All entries are to be quoted exactly; the images stay out of the copy.
• • • • •
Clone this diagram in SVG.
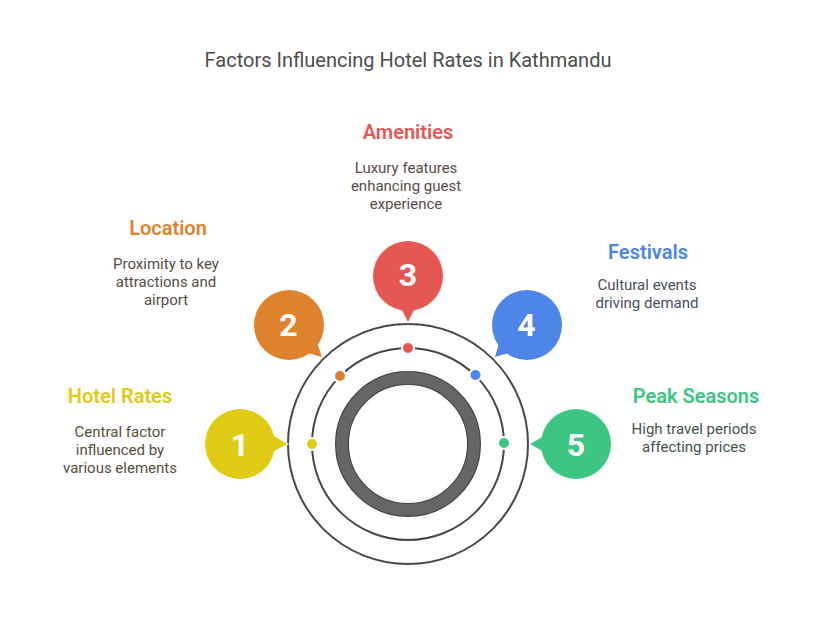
<svg xmlns="http://www.w3.org/2000/svg" width="816" height="624" viewBox="0 0 816 624">
<style>
text{font-family:Roboto,"Liberation Sans",sans-serif;text-anchor:middle}
.t{font-size:20px;fill:#4d4d4d}
.h{font-size:20px;font-weight:600}
.d{font-size:15px}
.n{font-size:32px;font-weight:700;fill:#fff}
.ring{fill:none;stroke:#484848;stroke-width:2}
.dot{stroke:#fff;stroke-width:2}
.tail{stroke:#fff;stroke-width:1.500;paint-order:stroke;stroke-linejoin:miter}
</style>
<rect width="816" height="624" fill="#fff"/>
<text class="t" x="408" y="66.500">Factors Influencing Hotel Rates in Kathmandu</text>
<g id="connectors">
<circle class="ring" cx="408" cy="444" r="120"/>
<circle class="ring" cx="408" cy="444" r="96"/>
<circle cx="408" cy="444" r="66" fill="none" stroke="#484848" stroke-width="14"/>
<circle cx="408" cy="444" r="66" fill="none" stroke="#666" stroke-width="11.500"/>
</g>
<g id="node-1">
<path class="tail" d="M287.500 444L272 452V435Z" fill="#E0CB15"/>
<circle cx="240" cy="444" r="35" fill="#E0CB15"/>
<circle class="dot" cx="312" cy="444" r="6" fill="#E0CB15"/>
<text class="n" x="240" y="455.500">1</text>
<text class="h" x="120" y="402.500" fill="#E0CB15">Hotel Rates</text>
<text class="d" fill="#55503a"><tspan x="120" y="437">Central factor</tspan><tspan x="120" y="455">influenced by</tspan><tspan x="120" y="473">various elements</tspan></text>
</g>
<g id="node-2">
<path class="tail" d="M322 357L304 352L316 340Z" fill="#DF822E"/>
<circle cx="289" cy="325" r="35" fill="#DF822E"/>
<circle class="dot" cx="340" cy="376" r="6" fill="#DF822E"/>
<text class="n" x="288.500" y="336">2</text>
<text class="h" x="168" y="234.500" fill="#DF822E">Location</text>
<text class="d" fill="#574c43"><tspan x="166" y="269">Proximity to key</tspan><tspan x="166" y="287">attractions and</tspan><tspan x="166" y="305">airport</tspan></text>
</g>
<g id="node-3">
<path class="tail" d="M408 322L400 306H416Z" fill="#E55753"/>
<circle cx="408" cy="276" r="35" fill="#E55753"/>
<circle class="dot" cx="408" cy="348" r="6" fill="#E55753"/>
<text class="n" x="408" y="285.500">3</text>
<text class="h" x="408" y="138.500" fill="#E55753">Amenities</text>
<text class="d" fill="#5c4a49"><tspan x="406" y="173">Luxury features</tspan><tspan x="406" y="191">enhancing guest</tspan><tspan x="406" y="209">experience</tspan></text>
</g>
<g id="node-4">
<path class="tail" d="M495 357L500 340L512 352Z" fill="#4D86E8"/>
<circle cx="527" cy="325" r="35" fill="#4D86E8"/>
<circle class="dot" cx="475.500" cy="375" r="6" fill="#4D86E8"/>
<text class="n" x="526.500" y="336">4</text>
<text class="h" x="648" y="258.500" fill="#4D86E8">Festivals</text>
<text class="d" fill="#47505f"><tspan x="647" y="289.500">Cultural events</tspan><tspan x="647" y="307.500">driving demand</tspan></text>
</g>
<g id="node-5">
<path class="tail" d="M530 444L546 435V453Z" fill="#3CC583"/>
<circle cx="576" cy="444" r="35" fill="#3CC583"/>
<circle class="dot" cx="504" cy="443" r="6" fill="#3CC583"/>
<text class="n" x="576" y="455.500">5</text>
<text class="h" x="696" y="402.500" fill="#3CC583">Peak Seasons</text>
<text class="d" fill="#44524c"><tspan x="694" y="433.500">High travel periods</tspan><tspan x="694" y="451.500">affecting prices</tspan></text>
</g>
</svg>
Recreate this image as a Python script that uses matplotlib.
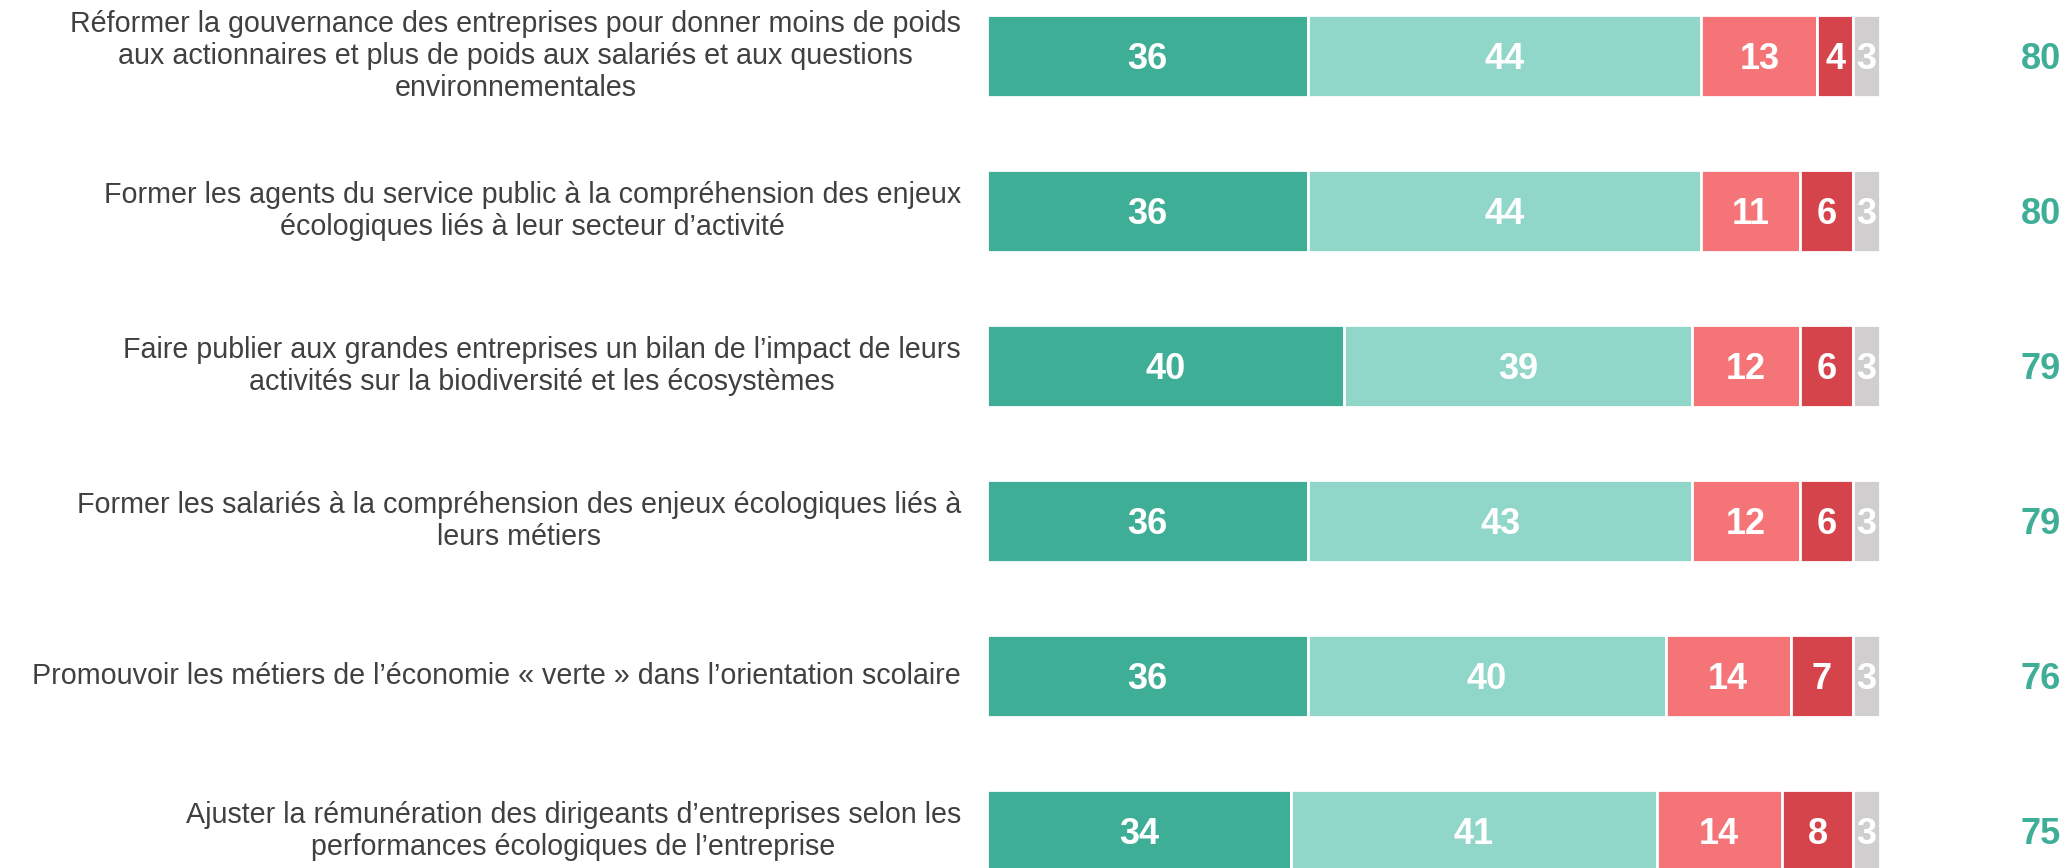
import matplotlib.pyplot as plt
import numpy as np

plt.rcParams['font.family'] = ['Liberation Sans', 'DejaVu Sans']

labels = [
    "Réformer la gouvernance des entreprises pour donner moins de poids\n"
    "aux actionnaires et plus de poids aux salariés et aux questions\n"
    "environnementales",
    "Former les agents du service public à la compréhension des enjeux\n"
    "écologiques liés à leur secteur d’activité",
    "Faire publier aux grandes entreprises un bilan de l’impact de leurs\n"
    "activités sur la biodiversité et les écosystèmes",
    "Former les salariés à la compréhension des enjeux écologiques liés à\n"
    "leurs métiers",
    "Promouvoir les métiers de l’économie « verte » dans l’orientation scolaire",
    "Ajuster la rémunération des dirigeants d’entreprises selon les\n"
    "performances écologiques de l’entreprise",
]

tout_a_fait = [36, 36, 40, 36, 36, 34]
plutot_oui = [44, 44, 39, 43, 40, 41]
plutot_non = [13, 11, 12, 12, 14, 14]
pas_du_tout = [4, 6, 6, 6, 7, 8]
nsp = [3, 3, 3, 3, 3, 3]
totals = [80, 80, 79, 79, 76, 75]

colors = ['#3FAE96', '#90D7C9', '#F47477', '#D6444B', '#D0CECF']
series = [tout_a_fait, plutot_oui, plutot_non, pas_du_tout, nsp]

W, H = 2069, 868
fig = plt.figure(figsize=(W / 100, H / 100), dpi=100)

# bars from x=987px to 1880px, rows every 155px starting at 56px
x0, x1 = 987, 1880
ax = fig.add_axes([x0 / W, 0, (x1 - x0) / W, 1])
ax.set_xlim(0, 100)
pitch = 155
top = 56
ax.set_ylim((H - top) / pitch, -top / pitch)
ax.axis('off')

y = np.arange(len(labels))
left = np.zeros(len(labels))
for vals, col in zip(series, colors):
    vals = np.array(vals)
    ax.barh(y, vals, left=left, height=0.525, color=col,
            edgecolor='white', linewidth=2)
    for yi, l, v in zip(y, left, vals):
        ax.text(l + v / 2, yi + 0.02, str(v), ha='center', va='center',
                color='white', fontsize=26, fontweight='bold')
    left = left + vals

for yi, lab, t in zip(y, labels, totals):
    ax.text(-2.9, yi, lab, ha='right', va='center', multialignment='center',
            fontsize=20.6, color='#404040', linespacing=1.2)
    ax.text(118, yi + 0.02, str(t), ha='center', va='center',
            fontsize=26, fontweight='bold', color='#3FAE96')

fig.savefig('out.png', dpi=100)
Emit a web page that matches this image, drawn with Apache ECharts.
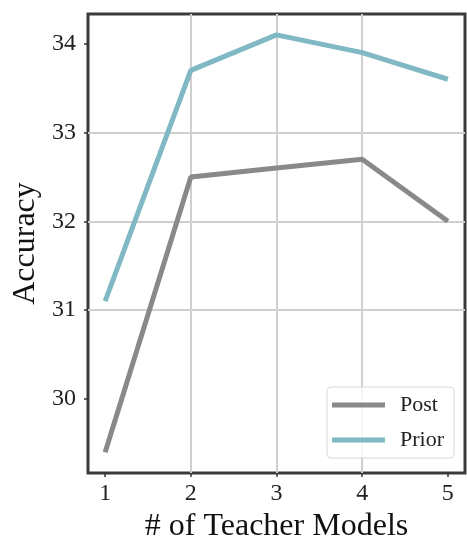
• • • • •
- Solved exercise -
Clone this diagram in SVG.
<svg xmlns="http://www.w3.org/2000/svg" width="816" height="624" viewBox="0 0 816 624">
<style>
text{font-family:Roboto,"Liberation Sans",sans-serif;text-anchor:middle}
.t{font-size:20px;fill:#4d4d4d}
.h{font-size:20px;font-weight:600}
.d{font-size:15px}
.n{font-size:32px;font-weight:700;fill:#fff}
.ring{fill:none;stroke:#484848;stroke-width:2}
.dot{stroke:#fff;stroke-width:2}
.tail{stroke:#fff;stroke-width:1.500;paint-order:stroke;stroke-linejoin:miter}
</style>
<rect width="816" height="624" fill="#fff"/>
<text class="t" x="408" y="66.500">Factors Influencing Hotel Rates in Kathmandu</text>
<g id="connectors">
<circle class="ring" cx="408" cy="444" r="120"/>
<circle class="ring" cx="408" cy="444" r="96"/>
<circle cx="408" cy="444" r="66" fill="none" stroke="#484848" stroke-width="14"/>
<circle cx="408" cy="444" r="66" fill="none" stroke="#666" stroke-width="11.500"/>
</g>
<g id="node-1">
<path class="tail" d="M287.500 444L272 452V435Z" fill="#E0CB15"/>
<circle cx="240" cy="444" r="35" fill="#E0CB15"/>
<circle class="dot" cx="312" cy="444" r="6" fill="#E0CB15"/>
<text class="n" x="240" y="455.500">1</text>
<text class="h" x="120" y="402.500" fill="#E0CB15">Hotel Rates</text>
<text class="d" fill="#55503a"><tspan x="120" y="437">Central factor</tspan><tspan x="120" y="455">influenced by</tspan><tspan x="120" y="473">various elements</tspan></text>
</g>
<g id="node-2">
<path class="tail" d="M322 357L304 352L316 340Z" fill="#DF822E"/>
<circle cx="289" cy="325" r="35" fill="#DF822E"/>
<circle class="dot" cx="340" cy="376" r="6" fill="#DF822E"/>
<text class="n" x="288.500" y="336">2</text>
<text class="h" x="168" y="234.500" fill="#DF822E">Location</text>
<text class="d" fill="#574c43"><tspan x="166" y="269">Proximity to key</tspan><tspan x="166" y="287">attractions and</tspan><tspan x="166" y="305">airport</tspan></text>
</g>
<g id="node-3">
<path class="tail" d="M408 322L400 306H416Z" fill="#E55753"/>
<circle cx="408" cy="276" r="35" fill="#E55753"/>
<circle class="dot" cx="408" cy="348" r="6" fill="#E55753"/>
<text class="n" x="408" y="285.500">3</text>
<text class="h" x="408" y="138.500" fill="#E55753">Amenities</text>
<text class="d" fill="#5c4a49"><tspan x="406" y="173">Luxury features</tspan><tspan x="406" y="191">enhancing guest</tspan><tspan x="406" y="209">experience</tspan></text>
</g>
<g id="node-4">
<path class="tail" d="M495 357L500 340L512 352Z" fill="#4D86E8"/>
<circle cx="527" cy="325" r="35" fill="#4D86E8"/>
<circle class="dot" cx="475.500" cy="375" r="6" fill="#4D86E8"/>
<text class="n" x="526.500" y="336">4</text>
<text class="h" x="648" y="258.500" fill="#4D86E8">Festivals</text>
<text class="d" fill="#47505f"><tspan x="647" y="289.500">Cultural events</tspan><tspan x="647" y="307.500">driving demand</tspan></text>
</g>
<g id="node-5">
<path class="tail" d="M530 444L546 435V453Z" fill="#3CC583"/>
<circle cx="576" cy="444" r="35" fill="#3CC583"/>
<circle class="dot" cx="504" cy="443" r="6" fill="#3CC583"/>
<text class="n" x="576" y="455.500">5</text>
<text class="h" x="696" y="402.500" fill="#3CC583">Peak Seasons</text>
<text class="d" fill="#44524c"><tspan x="694" y="433.500">High travel periods</tspan><tspan x="694" y="451.500">affecting prices</tspan></text>
</g>
</svg>
Recreate this image as a Python script that uses matplotlib.
import matplotlib.pyplot as plt
import numpy as np

plt.rcParams['font.family'] = ['Liberation Sans', 'DejaVu Sans']

labels = [
    "Réformer la gouvernance des entreprises pour donner moins de poids\n"
    "aux actionnaires et plus de poids aux salariés et aux questions\n"
    "environnementales",
    "Former les agents du service public à la compréhension des enjeux\n"
    "écologiques liés à leur secteur d’activité",
    "Faire publier aux grandes entreprises un bilan de l’impact de leurs\n"
    "activités sur la biodiversité et les écosystèmes",
    "Former les salariés à la compréhension des enjeux écologiques liés à\n"
    "leurs métiers",
    "Promouvoir les métiers de l’économie « verte » dans l’orientation scolaire",
    "Ajuster la rémunération des dirigeants d’entreprises selon les\n"
    "performances écologiques de l’entreprise",
]

tout_a_fait = [36, 36, 40, 36, 36, 34]
plutot_oui = [44, 44, 39, 43, 40, 41]
plutot_non = [13, 11, 12, 12, 14, 14]
pas_du_tout = [4, 6, 6, 6, 7, 8]
nsp = [3, 3, 3, 3, 3, 3]
totals = [80, 80, 79, 79, 76, 75]

colors = ['#3FAE96', '#90D7C9', '#F47477', '#D6444B', '#D0CECF']
series = [tout_a_fait, plutot_oui, plutot_non, pas_du_tout, nsp]

W, H = 2069, 868
fig = plt.figure(figsize=(W / 100, H / 100), dpi=100)

# bars from x=987px to 1880px, rows every 155px starting at 56px
x0, x1 = 987, 1880
ax = fig.add_axes([x0 / W, 0, (x1 - x0) / W, 1])
ax.set_xlim(0, 100)
pitch = 155
top = 56
ax.set_ylim((H - top) / pitch, -top / pitch)
ax.axis('off')

y = np.arange(len(labels))
left = np.zeros(len(labels))
for vals, col in zip(series, colors):
    vals = np.array(vals)
    ax.barh(y, vals, left=left, height=0.525, color=col,
            edgecolor='white', linewidth=2)
    for yi, l, v in zip(y, left, vals):
        ax.text(l + v / 2, yi + 0.02, str(v), ha='center', va='center',
                color='white', fontsize=26, fontweight='bold')
    left = left + vals

for yi, lab, t in zip(y, labels, totals):
    ax.text(-2.9, yi, lab, ha='right', va='center', multialignment='center',
            fontsize=20.6, color='#404040', linespacing=1.2)
    ax.text(118, yi + 0.02, str(t), ha='center', va='center',
            fontsize=26, fontweight='bold', color='#3FAE96')

fig.savefig('out.png', dpi=100)
Emit a web page that matches this image, drawn with Apache ECharts.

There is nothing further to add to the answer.